In other words, patriarchal/misogynist butthurt is NOT equal to the rage at a system that murders women and trans people. Got butthurt? I have toys for that.

But to those who would turn away from us who are angry -- legitimately angry -- because race may have no scientific meaning but it is culturally salient and it MATTERS in the sense that it materially affects a person's experiences, opportunities, and safety in the world, and because of that, being colorblind is at best a copout -- then that angry must matter. Not only must it matter, it is the path to freedom.

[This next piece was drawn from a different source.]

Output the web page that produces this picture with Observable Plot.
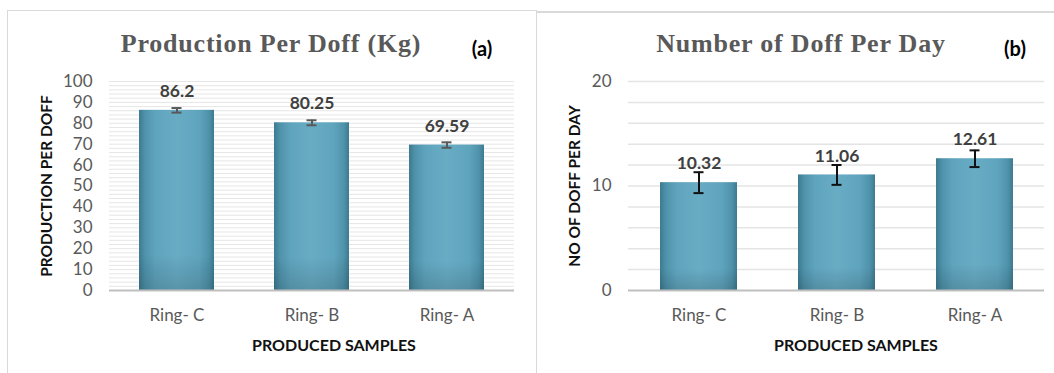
<!DOCTYPE html>
<html>
<head>
<meta charset="utf-8">
<script src="https://cdn.jsdelivr.net/npm/d3@7"></script>
<script src="https://cdn.jsdelivr.net/npm/@observablehq/plot@0.6"></script>
<style>
  html, body { margin: 0; padding: 0; background: #fff; }
  #wrap { position: relative; width: 1054px; height: 373px; overflow: hidden; background: #fff; font-family: Lato, "Open Sans", sans-serif; }
  .abs { position: absolute; white-space: nowrap; }
  .title { font-family: "Liberation Serif", serif; font-weight: bold; font-size: 26px; color: #595959; letter-spacing: 0.8px; transform: translateX(-50%); line-height: 1; }
  .tag { font-family: Lato, sans-serif; font-weight: bold; font-size: 20px; color: #000; transform: translateX(-50%); line-height: 1; }
  .xlab { font-family: Lato, sans-serif; font-weight: bold; font-size: 16px; color: #111; transform: translateX(-50%); line-height: 1; }
  .ylab { font-family: Lato, sans-serif; font-weight: bold; font-size: 15.5px; color: #111; transform: translate(-50%, -50%) rotate(-90deg); line-height: 1; }
</style>
</head>
<body>
<div id="wrap"></div>
<script>
// ---- data ----
const categories = ["Ring- C", "Ring- B", "Ring- A"];
const prodValues = [86.2, 80.25, 69.59];
const prodErrors = [1.1, 1.2, 1.3];
const doffValues = [10.32, 11.06, 12.61];
const doffErrors = [1.0, 0.95, 0.8];
const prodTicks = [0, 10, 20, 30, 40, 50, 60, 70, 80, 90, 100];
const doffTicks = [0, 10, 20];
const prodGrid = d3.range(2, 101, 2);
const doffGrid = d3.range(2, 21, 2);

const wrap = document.getElementById("wrap");

function addDiv(cls, text, left, top) {
  const d = document.createElement("div");
  d.className = "abs " + cls;
  d.textContent = text;
  d.style.left = left + "px";
  d.style.top = top + "px";
  wrap.appendChild(d);
  return d;
}

// panel borders
const b1 = document.createElement("div");
b1.className = "abs";
Object.assign(b1.style, {left: "7px", top: "10px", width: "528px", height: "380px", borderLeft: "1.5px solid #d9d9d9", borderTop: "1.5px solid #d9d9d9", borderRight: "1.5px solid #d9d9d9"});
wrap.appendChild(b1);
const b2 = document.createElement("div");
b2.className = "abs";
Object.assign(b2.style, {left: "536px", top: "11px", width: "530px", height: "380px", borderTop: "2px solid #d9d9d9"});
wrap.appendChild(b2);

function makePanel(cfg) {
  const data = categories.map((c, i) => ({cat: c, v: cfg.values[i], e: cfg.errors[i]}));
  const gid = cfg.id;
  const bw = cfg.bandWidth;
  const capInset = (bw - cfg.capWidth) / 2;
  const svg = Plot.plot({
    width: cfg.width,
    height: cfg.height,
    marginLeft: cfg.marginLeft,
    marginRight: cfg.marginRight,
    marginTop: cfg.marginTop,
    marginBottom: cfg.marginBottom,
    style: {fontFamily: "Lato, sans-serif", fontSize: "17px", color: "#595959", background: "transparent", overflow: "visible"},
    x: {domain: categories, paddingInner: 0.445, paddingOuter: 0.2225, label: null},
    y: {domain: [0, cfg.max], label: null},
    marks: [
      Plot.gridY(cfg.grid, {stroke: cfg.gridColor, strokeOpacity: 1, strokeWidth: cfg.gridWidth}),
      Plot.axisY(cfg.ticks, {tickSize: 0, tickPadding: 17, fill: "#595959", fontSize: 17, label: null}),
      Plot.axisX({tickSize: 0, tickPadding: 18, fill: "#595959", fontSize: 17, label: null}),
      Plot.barY(data, {x: "cat", y: "v", fill: `url(#${gid}h)`}),
      Plot.barY(data, {x: "cat", y: "v", fill: `url(#${gid}v)`}),
      Plot.ruleY([0], {stroke: "#bfbfbf", strokeWidth: 2}),
      Plot.ruleX(data, {x: "cat", y1: d => d.v - d.e, y2: d => d.v + d.e, stroke: cfg.errColor, strokeWidth: cfg.errWidth}),
      Plot.tickY(data, {x: "cat", y: d => d.v - d.e, insetLeft: capInset, insetRight: capInset, stroke: cfg.errColor, strokeWidth: cfg.errWidth}),
      Plot.tickY(data, {x: "cat", y: d => d.v + d.e, insetLeft: capInset, insetRight: capInset, stroke: cfg.errColor, strokeWidth: cfg.errWidth}),
      Plot.text(data, {x: "cat", y: "v", text: d => String(d.v), dy: -19, fontWeight: "bold", fontSize: 17.5, fill: "#404040"})
    ]
  });
  // gradients
  const defs = d3.select(svg).insert("defs", ":first-child");
  const h = defs.append("linearGradient").attr("id", gid + "h").attr("x1", "0").attr("x2", "1").attr("y1", "0").attr("y2", "0");
  [[0, "#3d7a90"], [0.08, "#4f93ab"], [0.22, "#5fa4bd"], [0.5, "#68acc4"], [0.8, "#5fa4bd"], [0.93, "#4f93ab"], [1, "#3d7a90"]]
    .forEach(([o, c]) => h.append("stop").attr("offset", o).attr("stop-color", c));
  const v = defs.append("linearGradient").attr("id", gid + "v").attr("x1", "0").attr("x2", "0").attr("y1", "0").attr("y2", "1");
  [[0, "#000", 0], [0.8, "#000", 0], [1, "#000", 0.14]]
    .forEach(([o, c, a]) => v.append("stop").attr("offset", o).attr("stop-color", c).attr("stop-opacity", a));
  svg.style.position = "absolute";
  svg.style.left = cfg.left + "px";
  svg.style.top = cfg.top + "px";
  wrap.appendChild(svg);
}

makePanel({
  id: "pa", values: prodValues, errors: prodErrors, ticks: prodTicks, grid: prodGrid, max: 100,
  left: 7, top: 11, width: 527, height: 362,
  marginLeft: 102, marginRight: 20, marginTop: 70, marginBottom: 83,
  bandWidth: 75, capWidth: 10, errColor: "#595959", errWidth: 2,
  gridColor: "#e6e6e6", gridWidth: 1
});

makePanel({
  id: "pb", values: doffValues, errors: doffErrors, ticks: doffTicks, grid: doffGrid, max: 20,
  left: 537, top: 11, width: 517, height: 362,
  marginLeft: 91, marginRight: 10, marginTop: 70, marginBottom: 83,
  bandWidth: 77, capWidth: 10, errColor: "#111", errWidth: 2,
  gridColor: "#e4e4e4", gridWidth: 1.5
});

// text: titles, tags, axis titles
addDiv("title", "Production Per Doff (Kg)", 271, 31);
addDiv("tag", "(a)", 482, 38);
addDiv("xlab", "PRODUCED SAMPLES", 334, 337);
addDiv("ylab", "PRODUCTION PER DOFF", 47, 186);

addDiv("title", "Number of Doff Per Day", 801, 31);
addDiv("tag", "(b)", 1015, 38);
addDiv("xlab", "PRODUCED SAMPLES", 856, 337);
addDiv("ylab", "NO OF DOFF PER DAY", 575, 186);
</script>
</body>
</html>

Not only must we listen to the anger of black people, woman people, disabled people, trans people, first nations people, those in poverty, those who witnessed genocide, those who are being enslaved, etc -- we must understand that anger is like an arrow at the heart of coercion and evil and we must amplify these voices and distill their meaning and behold their power with the tenderness it deserves; without ownership, destruction of authorship, or compromise of message.

The more uncomfortable we feel about those voices, the more it's on US to work that through and pay even closer attention. There is no solution until those voices aren't just a part of the conversation: they are the conversation.